> **STATED TASK**
Copy everything from the line with "Generate a LaTeX" down to the line with "import * as d3 from 'd3';", inclusive of both, exactly as written; leave out all pictures.

*** SUPPLIED ENTRIES ***

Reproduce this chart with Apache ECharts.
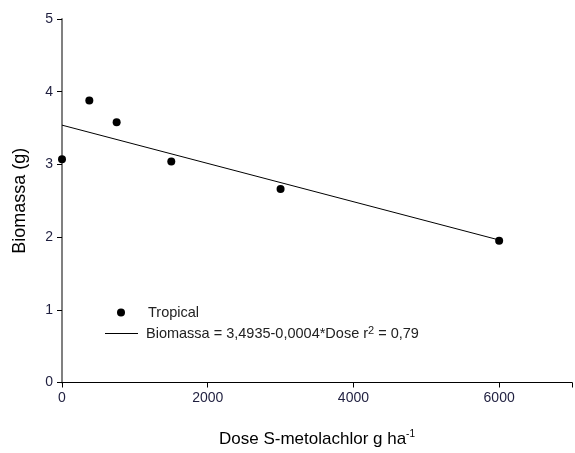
<!DOCTYPE html>
<html><head><meta charset="utf-8">
<script src="https://cdn.jsdelivr.net/npm/echarts@6/dist/echarts.min.js"></script>
<style>html,body{margin:0;padding:0;background:#fff}#c{width:575px;height:453px}</style>
</head><body><div id="c"></div>
<script>
const doses = [0, 375, 750, 1500, 3000, 6000];
const biomass = [3.07, 3.88, 3.58, 3.04, 2.66, 1.95];
const fitDoses = [0, 6000];
const fitValues = [3.54, 1.96];
const xTicks = [0, 2000, 4000, 6000];
const yTicks = [0, 1, 2, 3, 4, 5];
const pointName = 'Tropical';
const fitName = 'Biomassa = 3,4935-0,0004*Dose r2 = 0,79';

const chart = echarts.init(document.getElementById('c'));
const font = 'Liberation Sans, Arial, sans-serif';
chart.setOption({
  animation: false,
  grid: {left: 62, right: 0, top: 19, bottom: 63},
  xAxis: {
    type: 'value', min: 0, max: 7000, interval: 2000,
    axisLine: {lineStyle: {color: '#000', width: 1}},
    axisTick: {show: true, length: 5, lineStyle: {color: '#000'}},
    splitLine: {show: false},
    axisLabel: {color: '#1f1f3f', fontSize: 14, fontFamily: font, margin: 9,
      formatter: v => xTicks.includes(v) ? String(v) : ''},
    name: 'Dose S-metolachlor g ha{sup|-1}',
    nameLocation: 'middle', nameGap: 47,
    nameTextStyle: {color: '#000', fontSize: 17, fontFamily: font,
      rich: {sup: {fontSize: 10, verticalAlign: 'top', padding: [0,0,10,0], color:'#000', fontFamily: font}}}
  },
  yAxis: {
    type: 'value', min: 0, max: 5, interval: 1,
    axisLine: {show: true, lineStyle: {color: '#808080', width: 2}},
    axisTick: {show: true, length: 5, lineStyle: {color: '#000'}},
    splitLine: {show: false},
    axisLabel: {color: '#1f1f3f', fontSize: 14, fontFamily: font, margin: 9,
      formatter: v => yTicks.includes(v) ? String(v) : ''},
    name: 'Biomassa (g)', nameLocation: 'middle', nameGap: 33,
    nameTextStyle: {color: '#000', fontSize: 18, fontFamily: font}
  },
  legend: [
    {data: [{name: pointName, icon: 'circle'}], left: 117, top: 304, padding: 0, itemWidth: 8, itemHeight: 8,
     textStyle: {color: '#222', fontSize: 14.5, lineHeight: 17, fontFamily: font, padding: [0, 0, 0, 18]}},
    {data: [{name: fitName, icon: 'path://M0,0L33,0L33,1L0,1Z'}], left: 105, top: 325, padding: 0, itemWidth: 33, itemHeight: 8,
     formatter: () => 'Biomassa = 3,4935-0,0004*Dose r{sup|2} = 0,79',
     textStyle: {color: '#222', fontSize: 14.5, lineHeight: 17, fontFamily: font, padding: [0, 0, 0, 3],
       rich: {sup: {fontSize: 11, lineHeight: 17, verticalAlign: 'top', padding: [0,0,8,0], color: '#222', fontFamily: font}}}}
  ],
  series: [
    {name: fitName, type: 'line', data: fitDoses.map((d, i) => [d, fitValues[i]]),
     symbol: 'none', lineStyle: {color: '#000', width: 1}, itemStyle: {color: '#000'}, z: 2},
    {name: pointName, type: 'scatter', data: doses.map((d, i) => [d, biomass[i]]),
     symbol: 'circle', symbolSize: 8, itemStyle: {color: '#000', opacity: 1}, z: 3}
  ]
});
</script></body></html>
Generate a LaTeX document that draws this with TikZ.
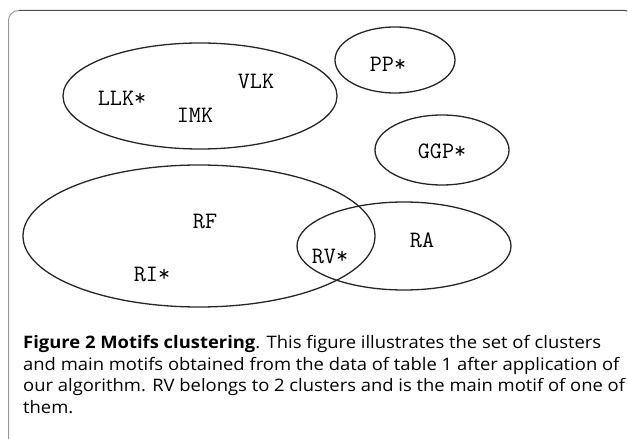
\documentclass[tikz,border=0pt]{standalone}
\usepackage{fontspec}
\setmainfont{Open Sans}[FakeStretch=1.07]
\usepackage{tikz}

\begin{document}
\begin{tikzpicture}[line join=bevel,
  cluster/.style={draw=black!85,line width=1.3bp},
  motif/.style={draw=none,inner sep=0pt,font=\ttfamily\fontsize{23.5bp}{25bp}\selectfont},
  caption/.style={draw=none,inner sep=0pt,anchor=north west,align=left,
    font=\fontsize{17.2bp}{21.7bp}\selectfont}]
\useasboundingbox (0bp,0bp) rectangle (628bp,439bp);
%% frame
\draw [black!40,line width=1bp] (8.5bp,0bp) -- (8.5bp,418.5bp) arc (180:90:10bp);
\draw [black!70,line width=1bp] (18.5bp,428.5bp) -- (625bp,428.5bp) arc (90:60:4bp);
%% clusters
\draw [cluster] (200bp,343bp) ellipse [x radius=137bp,y radius=53bp];
\draw [cluster] (395bp,379bp) ellipse [x radius=60bp,y radius=33bp];
\draw [cluster] (442bp,289bp) ellipse [x radius=67bp,y radius=35bp];
\draw [cluster] (199bp,203bp) ellipse [x radius=176bp,y radius=71bp];
\draw [cluster] (404bp,193bp) ellipse [x radius=107bp,y radius=44bp];
%% motifs
\node (PP) at (388bp,375bp) [motif] {PP*};
  \node (VLK) at (256bp,358bp) [motif] {VLK};
  \node (LLK) at (122bp,341bp) [motif] {LLK*};
  \node (IMK) at (195bp,324bp) [motif] {IMK};
  \node (GGP) at (442bp,288bp) [motif] {GGP*};
  \node (RF) at (205bp,218bp) [motif] {RF};
  \node (RA) at (422bp,199bp) [motif] {RA};
  \node (RV) at (330bp,183bp) [motif] {RV*};
  \node (RI) at (152bp,165bp) [motif] {RI*};
%% caption
\node (caption) at (23bp,104bp) [caption] {\textbf{Figure 2 Motifs clustering}. This figure illustrates the set of clusters\\
and main motifs obtained from the data of table 1 after application of\\
our algorithm. RV belongs to 2 clusters and is the main motif of one of\\
them.};
%
\end{tikzpicture}
\end{document}
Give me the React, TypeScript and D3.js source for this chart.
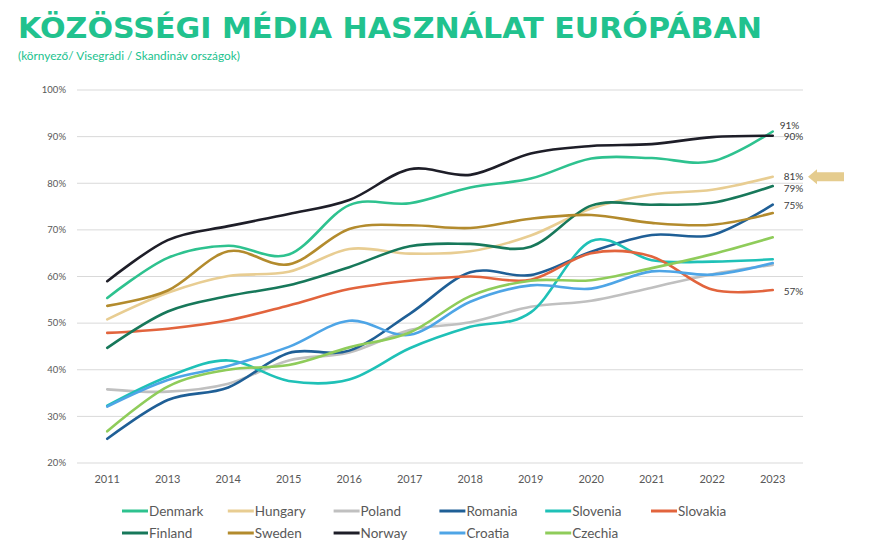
import React from 'react';
import * as d3 from 'd3';

const years = ['2011', '2013', '2014', '2015', '2016', '2017', '2018', '2019', '2020', '2021', '2022', '2023'];
const yTicks = [20, 30, 40, 50, 60, 70, 80, 90, 100];

const denmark = [55.4, 64.0, 66.6, 64.7, 75.3, 75.7, 79.1, 81.0, 85.3, 85.4, 84.7, 91.1];
const hungary = [50.8, 56.5, 60.1, 61.0, 65.9, 64.9, 65.4, 68.8, 74.6, 77.6, 78.6, 81.4];
const poland = [35.8, 35.3, 37.0, 42.0, 43.7, 48.5, 50.2, 53.5, 54.8, 57.6, 60.5, 62.5];
const romania = [25.2, 33.5, 36.2, 43.6, 44.1, 52.0, 60.9, 60.3, 65.3, 68.9, 68.9, 75.4];
const slovenia = [32.3, 38.5, 42.0, 37.6, 37.9, 44.6, 49.2, 52.3, 67.6, 63.5, 63.2, 63.7];
const slovakia = [47.9, 48.8, 50.6, 53.8, 57.3, 59.1, 60.0, 59.3, 65.0, 64.3, 57.2, 57.1];
const finland = [44.7, 52.5, 55.8, 58.1, 62.0, 66.5, 67.0, 66.4, 75.2, 75.4, 75.8, 79.4];
const sweden = [53.7, 57.0, 65.4, 62.6, 70.2, 71.0, 70.4, 72.4, 73.2, 71.5, 71.1, 73.6];
const norway = [59.0, 67.8, 70.8, 73.4, 76.4, 83.0, 81.8, 86.4, 88.0, 88.4, 89.9, 90.2];
const croatia = [32.1, 37.8, 40.8, 44.9, 50.5, 47.5, 54.6, 58.1, 57.4, 61.1, 60.4, 62.9];
const czechia = [26.8, 36.4, 40.0, 41.0, 44.8, 48.0, 55.8, 59.1, 59.2, 61.8, 64.8, 68.4];

const seriesNames = ['Denmark', 'Hungary', 'Poland', 'Romania', 'Slovenia', 'Slovakia', 'Finland', 'Sweden', 'Norway', 'Croatia', 'Czechia'];
const seriesValues = [denmark, hungary, poland, romania, slovenia, slovakia, finland, sweden, norway, croatia, czechia];
const seriesColors = ['#2ec28f', '#e8cd92', '#c0c0c0', '#1f5f96', '#1fc1b7', '#e2643d', '#17785a', '#b38b2d', '#1e1e28', '#4ea5e6', '#8fcc5a'];

// end-of-line labels: series index, text, nudge
const endLabels = [
  { s: 0, text: '91%', dx: 7, dy: -6 },
  { s: 8, text: '90%', dx: 11, dy: 1 },
  { s: 1, text: '81%', dx: 11, dy: 0 },
  { s: 6, text: '79%', dx: 11, dy: 2 },
  { s: 3, text: '75%', dx: 11, dy: 1 },
  { s: 5, text: '57%', dx: 11, dy: 1 },
];

const W = 875;
const H = 550;

export default function App() {
  const x = d3.scalePoint<string>().domain(years).range([77, 803]).padding(0.5);
  const y = d3.scaleLinear().domain([20, 100]).range([463, 90]);
  const line = d3
    .line<number>()
    .x((_, i) => x(years[i]) as number)
    .y((d) => y(d))
    .curve(d3.curveCatmullRom.alpha(0));

  const lastX = x(years[years.length - 1]) as number;
  const arrowY = y(hungary[hungary.length - 1]);
  const ax = 808;
  const arrowPts = [
    [ax, arrowY],
    [ax + 9, arrowY - 7.5],
    [ax + 9, arrowY - 4.5],
    [ax + 36, arrowY - 4.5],
    [ax + 36, arrowY + 4.5],
    [ax + 9, arrowY + 4.5],
    [ax + 9, arrowY + 7.5],
  ]
    .map((p) => p.join(','))
    .join(' ');

  const legendX0 = 122;
  const legendStep = 105.8;
  const legendY = [511, 533];

  return (
    <svg
      width={W}
      height={H}
      style={{ position: 'absolute', left: 0, top: 0, background: '#fff' }}
      fontFamily="Lato, 'Open Sans', sans-serif"
    >
      <text
        x={18}
        y={37.5}
        fontFamily="'DejaVu Sans', Verdana, sans-serif"
        fontWeight="bold"
        fontSize={29}
        fill="#21c28e"
        textLength={744}
        lengthAdjust="spacingAndGlyphs"
      >
        KÖZÖSSÉGI MÉDIA HASZNÁLAT EURÓPÁBAN
      </text>
      <text x={18} y={60} fontSize={11.8} fill="#21c28e">
        (környező/ Visegrádi / Skandináv országok)
      </text>

      {yTicks.map((t) => (
        <g key={t}>
          <line x1={77} x2={803} y1={y(t)} y2={y(t)} stroke="#d9d9d9" strokeWidth={1} />
          <text x={66} y={y(t)} dy="0.35em" textAnchor="end" fontSize={9.5} fill="#595959">
            {t}%
          </text>
        </g>
      ))}

      {years.map((yr) => (
        <text key={yr} x={x(yr) as number} y={483} textAnchor="middle" fontSize={11} fill="#595959">
          {yr}
        </text>
      ))}

      {seriesValues.map((vals, i) => (
        <path
          key={seriesNames[i]}
          d={line(vals) as string}
          fill="none"
          stroke={seriesColors[i]}
          strokeWidth={2.6}
          strokeLinecap="round"
          strokeLinejoin="round"
        />
      ))}

      {endLabels.map((l) => {
        const vals = seriesValues[l.s];
        return (
          <text
            key={l.text}
            x={lastX + l.dx}
            y={y(vals[vals.length - 1]) + l.dy}
            dy="0.35em"
            fontSize={10}
            fill="#404040"
          >
            {l.text}
          </text>
        );
      })}

      <polygon points={arrowPts} fill="#e5cc8e" />

      {seriesNames.map((name, i) => {
        const col = i % 6;
        const row = Math.floor(i / 6);
        const lx = legendX0 + col * legendStep;
        const ly = legendY[row];
        return (
          <g key={name}>
            <line x1={lx} x2={lx + 26} y1={ly} y2={ly} stroke={seriesColors[i]} strokeWidth={3} />
            <text x={lx + 27} y={ly} dy="0.35em" fontSize={13.5} fill="#595959">
              {name}
            </text>
          </g>
        );
      })}
    </svg>
  );
}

***

> **EXPECTED ANSWER**
Generate a LaTeX document that draws this with TikZ.
\documentclass[tikz,border=0pt]{standalone}
\usepackage{fontspec}
\setmainfont{Open Sans}[FakeStretch=1.07]
\usepackage{tikz}

\begin{document}
\begin{tikzpicture}[line join=bevel,
  cluster/.style={draw=black!85,line width=1.3bp},
  motif/.style={draw=none,inner sep=0pt,font=\ttfamily\fontsize{23.5bp}{25bp}\selectfont},
  caption/.style={draw=none,inner sep=0pt,anchor=north west,align=left,
    font=\fontsize{17.2bp}{21.7bp}\selectfont}]
\useasboundingbox (0bp,0bp) rectangle (628bp,439bp);
%% frame
\draw [black!40,line width=1bp] (8.5bp,0bp) -- (8.5bp,418.5bp) arc (180:90:10bp);
\draw [black!70,line width=1bp] (18.5bp,428.5bp) -- (625bp,428.5bp) arc (90:60:4bp);
%% clusters
\draw [cluster] (200bp,343bp) ellipse [x radius=137bp,y radius=53bp];
\draw [cluster] (395bp,379bp) ellipse [x radius=60bp,y radius=33bp];
\draw [cluster] (442bp,289bp) ellipse [x radius=67bp,y radius=35bp];
\draw [cluster] (199bp,203bp) ellipse [x radius=176bp,y radius=71bp];
\draw [cluster] (404bp,193bp) ellipse [x radius=107bp,y radius=44bp];
%% motifs
\node (PP) at (388bp,375bp) [motif] {PP*};
  \node (VLK) at (256bp,358bp) [motif] {VLK};
  \node (LLK) at (122bp,341bp) [motif] {LLK*};
  \node (IMK) at (195bp,324bp) [motif] {IMK};
  \node (GGP) at (442bp,288bp) [motif] {GGP*};
  \node (RF) at (205bp,218bp) [motif] {RF};
  \node (RA) at (422bp,199bp) [motif] {RA};
  \node (RV) at (330bp,183bp) [motif] {RV*};
  \node (RI) at (152bp,165bp) [motif] {RI*};
%% caption
\node (caption) at (23bp,104bp) [caption] {\textbf{Figure 2 Motifs clustering}. This figure illustrates the set of clusters\\
and main motifs obtained from the data of table 1 after application of\\
our algorithm. RV belongs to 2 clusters and is the main motif of one of\\
them.};
%
\end{tikzpicture}
\end{document}
Give me the React, TypeScript and D3.js source for this chart.
import React from 'react';
import * as d3 from 'd3';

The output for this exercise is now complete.